The project will connect the Black Sea to the Sea of Marmara, leading to further access to the Aegean Sea and the Mediterranean Sea. Erdoğan also said that the new canal will have areas on its two banks where up to 500,000 people can live and work.
He also noted that the area would be earthquake-proof and offer heightened security for the ships that pass through it.
Erdoğan’s project is not without its detractors. Kemal Kılıçdaroğlu and Meral Akşener, leaders of the Republican People’s Party (CHP) and the İYİ (Good) Party, said that they would not pay back investor’s loans towards the construction of the canal if they were to become leaders during its construction. Erdoğan blasted them in his statement:
“They are so unbalanced that they are now threatening the countries from where we want to lure investments as if threatening businessmen and bankers were not enough. ‘We won’t pay your money if you loan credit’ they say. They have no idea what a state is and how to run it.
“It’s ironic that those who have not fulfilled their responsibility towards Istanbul are blabbing around the Istanbul Canal. They argue the project has not been sufficiently discussed.
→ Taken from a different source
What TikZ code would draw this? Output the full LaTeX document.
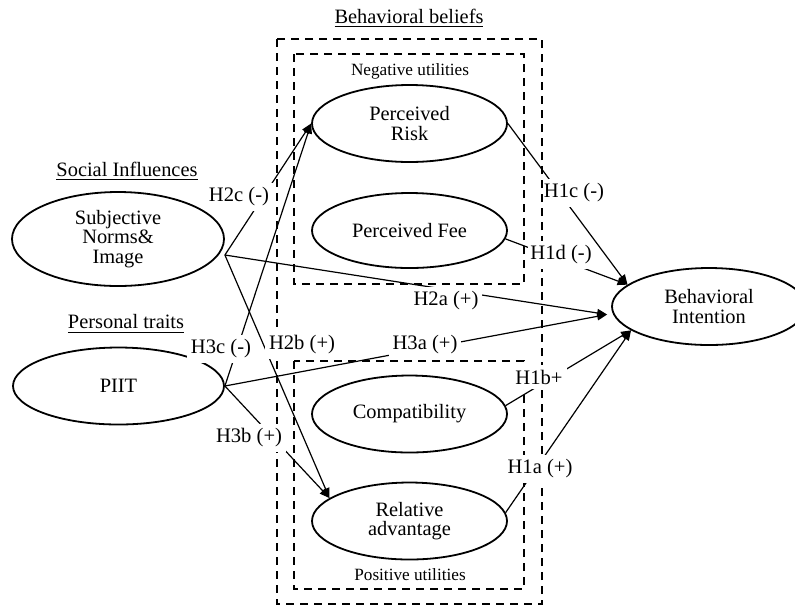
\documentclass[tikz,border=0pt]{standalone}
\usepackage{fontspec}
\setmainfont{Liberation Serif}
\usetikzlibrary{shapes.geometric,arrows.meta}

\begin{document}
\begin{tikzpicture}[x=0.5pt,y=-0.5pt]

	% Define styles
	\tikzset{
		construct/.style={ellipse, draw, line width=0.9pt, minimum width=97.5pt, minimum height=38.5pt,
			inner sep=0pt, align=center, font=\fontsize{10.2}{9.6}\selectfont},
		hyp/.style={fill=white, inner xsep=2pt, inner ysep=2.5pt, font=\fontsize{10.3}{11}\selectfont},
		link/.style={line width=0.6pt, -{Triangle[length=5pt,width=4pt]}},
		dashbox/.style={line width=0.9pt, dash pattern=on 4pt off 3pt},
		heading/.style={font=\fontsize{10.2}{11}\selectfont},
		util/.style={font=\fontsize{8.6}{10}\selectfont}
	}

	\useasboundingbox (0,0) rectangle (795,606);

	% Draw the dashed boxes
	\draw[dashbox] (277,39) rectangle (542,604);
	\draw[dashbox] (294,54) rectangle (524,284);
	\draw[dashbox] (294,361) rectangle (524,589);

	% Draw the headings
	\node[heading] (beliefs) at (409,18) {\underline{Behavioral beliefs}};
	\node[heading] (social) at (127,171) {\underline{Social Influences}};
	\node[heading] (traits) at (126,324) {\underline{Personal traits}};
	\node[util] (neg) at (410,71) {Negative utilities};
	\node[util] (pos) at (410,575) {Positive utilities};

	% Draw the constructs
	\node[construct] (pr) at (409.5,123.5) {Perceived\\Risk};
	\node[construct, minimum height=37.5pt] (pf) at (409.5,230.5) {Perceived Fee};
	\node[construct] (co) at (409.5,414) {Compatibility};
	\node[construct] (ra) at (409.5,521) {Relative\\advantage};
	\node[construct, minimum width=106pt, minimum height=47pt] (sni) at (118,239) {Subjective\\Norms\&\\Image};
	\node[construct, minimum width=105.5pt] (piit) at (118.5,386) {PIIT};
	\node[construct, minimum width=97pt] (bi) at (709,306.5) {Behavioral\\Intention};

	\coordinate (sni-out) at ([yshift=-8pt]sni.east);
	\coordinate (bi-in) at ([xshift=-2pt,yshift=-4pt]bi.west);

	% Draw the connectors
	\foreach \src in {sni-out, piit.east} {
		\draw[link] (\src) -- (pr.west);
		\draw[link] (\src) -- (bi-in);
		\draw[link] (\src) -- (ra.164);
	}
	\draw[link] (pr.east) -- (bi.165);
	\draw[link] (pf.-5) -- (bi.165);
	\draw[link] (co.5) -- (bi.197);
	\draw[link] (ra.5) -- (bi.197);

	% Draw the hypothesis labels
	\node[hyp] (h2c) at (239,197) {H2c (-)};
	\node[hyp] (h3c) at (221,349) {H3c (-)};
	\node[hyp] (h2b) at (302,345) {H2b (+)};
	\node[hyp] (h3a) at (425,345) {H3a (+)};
	\node[hyp] (h2a) at (446,301) {H2a (+)};
	\node[hyp] (h3b) at (249,438) {H3b (+)};
	\node[hyp, inner xsep=0pt] (h1c) at (574,193) {H1c (-)};
	\node[hyp, inner xsep=1pt] (h1d) at (561,255) {H1d (-)};
	\node[hyp] (h1b) at (539,377) {H1b+};
	\node[hyp] (h1a) at (540,469) {H1a (+)};

\end{tikzpicture}
\end{document}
We have disclosed this project 12 years ago and discussed it since then.”
Erdogan’s controversial Istanbul Canal
Turkey’s approval of plans to develop the shipping canal in Istanbul, which has been compared to the Panama or Suez Canals, has also opened up debate about the 1936 Montreux Convention, along with the opposition from various political leaders.
A letter signed by more than 100 retired admirals warned about a possible threat to a treaty governing the use of Turkey’s key waterways.
The admirals said in their letter that apart from its environmental impact, the new canal venture could undermine the Montreux accord.
The Convention guarantees the free passage through the Bosporus and Dardanelles straits for civilian vessels in times of both peace and war.
It also regulates the use of the strait by military vessels from non-Black Sea nations.
The Canal would allow ships to transit between the Mediterranean and the Black Sea without passing through part of the straits that are covered by the treaty.
The declaration has drawn strong reactions from the government and officials.
Presidential spokesperson Ibrahim Kalın said the statement is “reminiscent of coup periods” and made the former Navy men “a laughingstock.
“Know your place and stay where you are,” he added.
“These retirees, who’ve not been seen for years, are creating chaos with their agendas,” Parliament Speaker Mustafa Şentop charged.
Interior Minister Süleyman Soylu said the admirals should not use their ranks and uniforms as a means to push their political rhetoric.